(Dataset excerpt)
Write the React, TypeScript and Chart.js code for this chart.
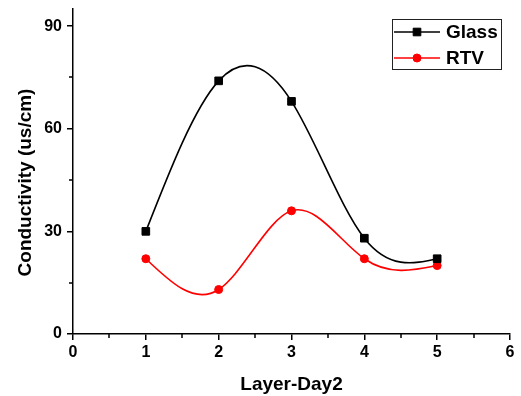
import React, { useEffect, useRef } from 'react';
import { Chart, registerables } from 'chart.js';

Chart.register(...registerables);

// ---- data ----
const days = [1, 2, 3, 4, 5];
const glassValues = [30, 74, 68, 28, 22];
const rtvValues = [22, 13, 36, 22, 20];
const xTickValues = [0, 1, 2, 3, 4, 5, 6];
const xMinorValues = [0.5, 1.5, 2.5, 3.5, 4.5, 5.5];
const yTickValues = [0, 30, 60, 90];
const yMinorValues = [15, 45, 75];
const seriesLabels = ['Glass', 'RTV'];

const FONT = "'Liberation Sans', Arial, Helvetica, sans-serif";

// natural cubic spline -> bezier control points (pixel space)
function applyNaturalSpline(points: any[]) {
  const n = points.length;
  if (n < 3) return;
  const xs = points.map((p) => p.x);
  const ys = points.map((p) => p.y);
  const h: number[] = [];
  for (let i = 0; i < n - 1; i++) h[i] = xs[i + 1] - xs[i];
  const M = new Array(n).fill(0);
  const a: number[] = [], b: number[] = [], c: number[] = [], d: number[] = [];
  for (let i = 1; i < n - 1; i++) {
    a[i] = h[i - 1];
    b[i] = 2 * (h[i - 1] + h[i]);
    c[i] = h[i];
    d[i] = 6 * ((ys[i + 1] - ys[i]) / h[i] - (ys[i] - ys[i - 1]) / h[i - 1]);
  }
  for (let i = 2; i < n - 1; i++) {
    const w = a[i] / b[i - 1];
    b[i] -= w * c[i - 1];
    d[i] -= w * d[i - 1];
  }
  M[n - 2] = d[n - 2] / b[n - 2];
  for (let i = n - 3; i >= 1; i--) M[i] = (d[i] - c[i] * M[i + 1]) / b[i];
  for (let i = 0; i < n - 1; i++) {
    const hh = h[i];
    const s = (ys[i + 1] - ys[i]) / hh;
    const d0 = s - (hh * (2 * M[i] + M[i + 1])) / 6;
    const d1 = s + (hh * (M[i] + 2 * M[i + 1])) / 6;
    points[i].cp2x = xs[i] + hh / 3;
    points[i].cp2y = ys[i] + (d0 * hh) / 3;
    points[i + 1].cp1x = xs[i + 1] - hh / 3;
    points[i + 1].cp1y = ys[i + 1] - (d1 * hh) / 3;
  }
  points[0].cp1x = xs[0];
  points[0].cp1y = ys[0];
  points[n - 1].cp2x = xs[n - 1];
  points[n - 1].cp2y = ys[n - 1];
}

const splinePlugin = {
  id: 'naturalSpline',
  beforeDatasetDraw(chart: any, args: any) {
    const meta = args.meta;
    const line = meta.dataset;
    if (!line || !line.updateControlPoints) return;
    line.updateControlPoints(chart.chartArea, meta.iScale.axis);
    applyNaturalSpline(meta.data);
    line._path = undefined;
  },
};

// shift the y-axis title a little lower than the axis centre (as in the original figure)
const yTitleShiftPlugin = {
  id: 'yTitleShift',
  afterLayout(chart: any) {
    const ys = chart.scales.y;
    if (!ys || ys._titlePatched) return;
    const orig = ys.drawTitle;
    ys.drawTitle = function () {
      const t = this.top;
      const b = this.bottom;
      this.top = t + 11;
      this.bottom = b + 11;
      orig.call(this);
      this.top = t;
      this.bottom = b;
    };
    ys._titlePatched = true;
  },
};

const minorTickPlugin = {
  id: 'minorTicks',
  afterDraw(chart: any) {
    const ctx = chart.ctx;
    const xs = chart.scales.x;
    const ys = chart.scales.y;
    const area = chart.chartArea;
    ctx.save();
    ctx.strokeStyle = '#000';
    ctx.lineWidth = 1.5;
    ctx.beginPath();
    xMinorValues.forEach((v) => {
      const px = Math.round(xs.getPixelForValue(v));
      ctx.moveTo(px, area.bottom);
      ctx.lineTo(px, area.bottom + 4);
    });
    yMinorValues.forEach((v) => {
      const py = Math.round(ys.getPixelForValue(v));
      ctx.moveTo(area.left, py);
      ctx.lineTo(area.left - 4, py);
    });
    ctx.stroke();
    ctx.restore();
  },
};

const boxLegendPlugin = {
  id: 'boxLegend',
  afterDraw(chart: any) {
    const ctx = chart.ctx;
    const area = chart.chartArea;
    const boxW = 109;
    const boxH = 50;
    const left = area.right - 9 - boxW;
    const top = area.top + 10;
    ctx.save();
    ctx.fillStyle = '#fff';
    ctx.fillRect(left, top, boxW, boxH);
    ctx.strokeStyle = '#222';
    ctx.lineWidth = 1;
    ctx.strokeRect(left + 0.5, top + 0.5, boxW, boxH);
    chart.data.datasets.forEach((ds: any, i: number) => {
      const cy = top + 13 + i * 26;
      ctx.strokeStyle = ds.borderColor;
      ctx.lineWidth = ds.borderWidth;
      ctx.beginPath();
      ctx.moveTo(left + 2, cy);
      ctx.lineTo(left + 48, cy);
      ctx.stroke();
      ctx.fillStyle = ds.pointBackgroundColor;
      ctx.strokeStyle = ds.pointBorderColor;
      ctx.lineWidth = 1;
      ctx.beginPath();
      if (ds.pointStyle === 'rect') {
        const s = Math.SQRT1_2 * ds.pointRadius;
        ctx.rect(left + 25 - s, cy - s, 2 * s, 2 * s);
      } else {
        ctx.arc(left + 25, cy, ds.pointRadius, 0, Math.PI * 2);
      }
      ctx.fill();
      ctx.stroke();
      ctx.fillStyle = '#000';
      ctx.font = `bold 19px ${FONT}`;
      ctx.textBaseline = 'middle';
      ctx.textAlign = 'left';
      ctx.fillText(ds.label, left + 54, cy + 1);
    });
    ctx.restore();
  },
};

export default function App() {
  const canvasRef = useRef<HTMLCanvasElement | null>(null);

  useEffect(() => {
    if (!canvasRef.current) return;
    const chart = new Chart(canvasRef.current, {
      type: 'line',
      data: {
        datasets: [
          {
            label: seriesLabels[0],
            data: days.map((d, i) => ({ x: d, y: glassValues[i] })),
            borderColor: '#000000',
            borderWidth: 1.6,
            pointStyle: 'rect',
            pointRadius: 5.4,
            pointBackgroundColor: '#000000',
            pointBorderColor: '#000000',
            pointBorderWidth: 1,
            tension: 0.4,
            fill: false,
          },
          {
            label: seriesLabels[1],
            data: days.map((d, i) => ({ x: d, y: rtvValues[i] })),
            borderColor: '#ff0000',
            borderWidth: 1.6,
            pointStyle: 'circle',
            pointRadius: 4,
            pointBackgroundColor: '#ff0000',
            pointBorderColor: '#ff0000',
            pointBorderWidth: 1,
            tension: 0.4,
            fill: false,
          },
        ],
      },
      options: {
        animation: false,
        responsive: true,
        maintainAspectRatio: false,
        layout: { padding: { top: 9, right: 11, left: 0, bottom: 0 } },
        plugins: {
          legend: { display: false },
          tooltip: { enabled: false },
        },
        scales: {
          x: {
            type: 'linear',
            min: 0,
            max: 6,
            afterBuildTicks: (s: any) => {
              s.ticks = xTickValues.map((v) => ({ value: v }));
            },
            afterFit: (s: any) => {
              s.height = 62;
              s.paddingLeft = 0;
              s.paddingRight = 0;
            },
            grid: {
              drawOnChartArea: false,
              drawTicks: true,
              tickLength: 6,
              color: '#000',
              lineWidth: 1.5,
            },
            border: { display: true, color: '#000', width: 1.5 },
            ticks: {
              autoSkip: false,
              maxRotation: 0,
              color: '#000',
              padding: 3,
              font: { family: FONT, size: 16, weight: 'bold' },
              callback: (v: any) => String(v),
            },
            title: {
              display: true,
              text: 'Layer-Day2',
              color: '#000',
              font: { family: FONT, size: 19, weight: 'bold' },
              padding: { top: 0, bottom: 0 },
            },
          },
          y: {
            type: 'linear',
            min: 0,
            max: 95,
            afterBuildTicks: (s: any) => {
              s.ticks = yTickValues.map((v) => ({ value: v }));
            },
            afterFit: (s: any) => {
              s.width = 73;
              s.paddingTop = 0;
              s.paddingBottom = 0;
            },
            grid: {
              drawOnChartArea: false,
              drawTicks: true,
              tickLength: 6,
              color: '#000',
              lineWidth: 1.5,
            },
            border: { display: true, color: '#000', width: 1.5 },
            ticks: {
              color: '#000',
              padding: 5,
              font: { family: FONT, size: 16, weight: 'bold' },
              callback: (v: any) => String(v),
            },
            title: {
              display: true,
              text: 'Conductivity (us/cm)',
              color: '#000',
              font: { family: FONT, size: 19, weight: 'bold' },
              padding: { top: 14, bottom: 0 },
            },
          },
        },
      },
      plugins: [splinePlugin, yTitleShiftPlugin, minorTickPlugin, boxLegendPlugin],
    } as any);
    return () => chart.destroy();
  }, []);

  return (
    <div style={{ position: 'absolute', left: 0, top: 0, width: 521, height: 396, background: '#fff' }}>
      <canvas ref={canvasRef} />
    </div>
  );
}
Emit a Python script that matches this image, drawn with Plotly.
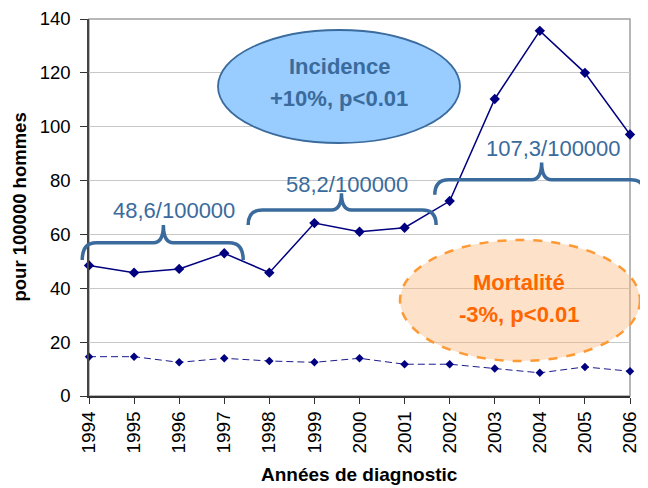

[YOUR OBJECTIVE] Write out the lines from the start of the material to the line with "Chart.register(...registerables);", inclusive and exactly. Skip the pictures.

[FINAL ANSWER]
Write the React, TypeScript and Chart.js code for this chart.
import React, { useEffect, useRef } from 'react';
import { Chart, registerables } from 'chart.js';

Chart.register(...registerables);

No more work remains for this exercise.